Invitación a no olvidar. Autor: Ignacio Betancourt

Ciudad de México, agosto de 1968
Ciudad de México, agosto de 1968.

Preservar la memoria no solamente es tener presente a los llamados historiadores y sus creaciones. La memoria colectiva es el alma de los pueblos, de aquellos pueblos que no olvidan las escasas victorias ni las atrocidades que han debido soportar para continuar. No somos quienes somos, sino lo que hemos olvidado o lo que alcanzamos a recordar como comunidades. La desmemoria interesa a los depredadores, les importa mucho pues el olvido siempre es cómplice de los más ojetes. No olvidar no sólo es un rescoldo romántico, es también una manera de actualizar las infamias que la población debe tener presente (así como sus escasos triunfos). Recordar es mucho más que traer al presente lo pasado. Magnífico que los pueblos no lo olviden. Los perpetradores de los abusos jamás podrán estar a salvo por más impunidad que los arrope.

Memoria es no olvidar para mantener la dignidad de reclamar, de poseer inobjetablemente la razón. El poder, sea cual sea, apuesta siempre al olvido, los poderosos tienen urgencia de olvidar (sus raterías, por ejemplo), pero la población y especialmente los dirigentes populares requieren de la memoria para actuar. La amnesia solamente sirve a los más abusivos pues la desmemoria les permite sentirse siempre puros. Hasta los más voraces depredadores requieren sentirse intachables para seguir esquilmando al prójimo, y para suponerse adecuados requieren del olvido, precisamente por ello la memoria resulta indispensable para los reclamos populares. En un contexto de atrocidades contra la población, la memoria colectiva (o individual) resultará siempre subversiva. Olvidar un dos de octubre sólo es bueno para Luis Echeverría y sus secuaces.

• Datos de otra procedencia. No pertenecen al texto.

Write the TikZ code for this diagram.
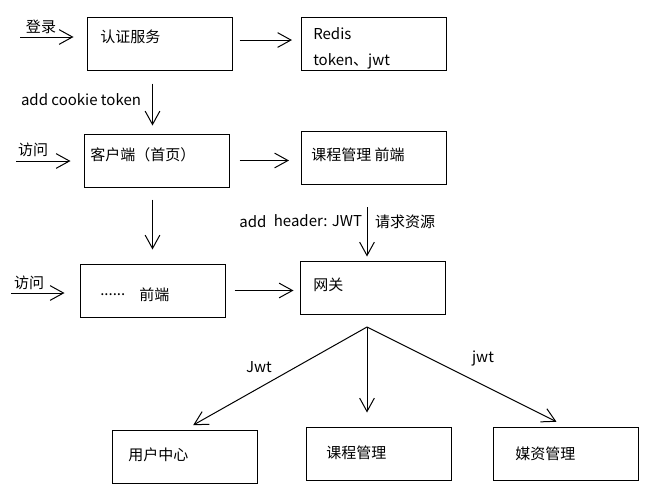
\documentclass[tikz,border=0pt]{standalone}
\usepackage{fontspec}
\setmainfont{Noto Sans CJK SC}
\usepackage{xcolor}
\usepackage{tikz}
\usetikzlibrary{arrows.meta}

\tikzset{
  box/.style={draw,line width=0.75pt,minimum width=108.75pt,minimum height=39.75pt,inner sep=0pt},
  txt/.style={anchor=west,inner sep=0pt,font=\fontsize{11.25pt}{13.5pt}\selectfont},
  lbl/.style={inner sep=0pt,font=\fontsize{11.25pt}{13.5pt}\selectfont},
  arr/.style={line width=0.75pt,-{Straight Barb[length=10pt,width=11pt,line width=0.75pt]}}
}

\begin{document}
\begin{tikzpicture}[x=0.75pt,y=-0.75pt]
				\useasboundingbox[fill=white] (0,0) rectangle (645,496);
				\node[box] (auth) at (159.5,43.5) {};
				\node[box] (redis) at (374,43.5) {};
				\node[box] (client) at (156.5,160.5) {};
				\node[box] (coursefe) at (374,157.5) {};
				\node[box] (dotsfe) at (152.5,290.5) {};
				\node[box] (gateway) at (372.5,287.5) {};
				\node[box] (user) at (184.5,457) {};
				\node[box] (course) at (379,453.5) {};
				\node[box] (media) at (566,453.5) {};
				\node[txt] (authtxt) at (100,37) {认证服务};
				\node[txt] (redistxt) at (313,34) {Redis};
				\node[txt] (tokentxt) at (313,61) {token、jwt};
				\node[txt] (clienttxt) at (90,155) {客户端（首页）};
				\node[txt] (coursefetxt) at (311,155) {课程管理 前端};
				\node[txt] (dotstxt) at (100,295) {......};
				\node[txt] (fetxt) at (139,295) {前端};
				\node[txt] (gatewaytxt) at (313,285) {网关};
				\node[txt] (usertxt) at (128,455) {用户中心};
				\node[txt] (coursetxt) at (326,453) {课程管理};
				\node[txt] (mediatxt) at (515,454) {媒资管理};
				\coordinate (login) at (20,37);
				\coordinate (visita) at (16,161);
				\coordinate (visitb) at (11,293);
				\coordinate (req) at (367,207);
				\coordinate (fork) at (367,327);
				\draw[arr,shorten >=9.75pt] (login) -- (login -| auth.west);
				\draw[arr,shorten <=5.25pt,shorten >=6.75pt] ([yshift=2.6pt]auth.east) -- ([yshift=2.6pt]redis.west);
				\draw[arr,shorten <=9.75pt,shorten >=6pt] (auth.south -| dotsfe) -- (client.north -| dotsfe);
				\draw[arr,shorten >=9.75pt] (visita) -- (visita -| client.west);
				\draw[arr,shorten <=7.5pt,shorten >=9pt] (client.east) -- (client.east -| coursefe.west);
				\draw[arr,shorten <=9pt,shorten >=10.5pt] (client.south -| dotsfe) -- (dotsfe.north);
				\draw[arr,shorten >=3pt] (req) -- (req |- gateway.north);
				\draw[arr,shorten >=11.25pt] (visitb) -- (visitb -| dotsfe.west);
				\draw[arr,shorten <=6.75pt,shorten >=4.5pt] (dotsfe.east) -- (dotsfe.east -| gateway.west);
				\draw[arr,shorten >=7.5pt] (fork) -- (user.north);
				\draw[arr,shorten >=10.5pt] (fork) -- (fork |- course.north);
				\draw[arr,shorten >=8pt] (fork) -- (media.north);
				\node[lbl] (logintxt) at (41,27) {登录};
				\node[lbl] (visitatxt) at (33,150) {访问};
				\node[lbl] (visitbtxt) at (29,283) {访问};
				\node[lbl] (cookietxt) at (81,100) {add cookie token};
				\node[lbl] (addtxt) at (253,222) {add};
				\node[lbl] (headertxt) at (318,221) {header: JWT};
				\node[lbl] (reqtxt) at (405,222) {请求资源};
				\node[lbl] (jwtatxt) at (259,367) {Jwt};
				\node[lbl] (jwtbtxt) at (483,358) {jwt};
			\end{tikzpicture}
\end{document}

Por otro lado, no es verdad que la memoria de los pueblos sea la historiografía, la historia es un discurso que se produce en el presente cuando se le escribe, lo que llamamos historia sólo es una articulación de intereses diversos que dan cierto aspecto de veracidad a lo enunciado como la “historia”. La historiografía (es decir la escritura de la historia) es algo que resulta de los más diversos intereses: lo económico (las becas para escribirla, o la condición económica de historiadores e instituciones); lo ideológico, que no es otra cosa que la cosmovisión de quien escribe. Por ejemplo, no olvidar que en San Luis Potosí durante décadas la “historia” la escribió principalmente el padre Montejano y Aguiñaga, que en paz descanse (el mismo que en pleno siglo XXI aún defenestraba a Juárez y hacía apología de Porfirio Díaz); los intereses políticos son determinantes, se ha llegado a afirmar que la historia la escriben los ganadores; ante el descubrimiento de nuevos documentos resulta casi imposible escribir la última palabra. Y las más diversas circunstancias que aunque poco tengan qué ver con los contenidos llamados históricos, se utilizan como constancia de veracidad. Por lo tanto, lo menos confiable como memoria de los pueblos suele ser el discurso historiográfico (que incluso algunos ingenuos llegan a confundir con lo real).

La memoria de las colectividades es un ser vivo, una constancia inagotable de sucesos y sus consecuencias que han afectado o beneficiado a los pueblos, una manera de entender y padecer o disfrutar acontecimientos que modifican o reafirman las más contradictorias realidades. Recordar no es vivir, recordar es tener presente siempre lo significativo de los aconteceres. El olvido es siempre una necesidad de los más canallas, la ciudadanía no puede ser amnésica pues implicaría su auto anulación. No olvidar es un deber moral del ciudadano consciente de sus posibilidades transformadoras.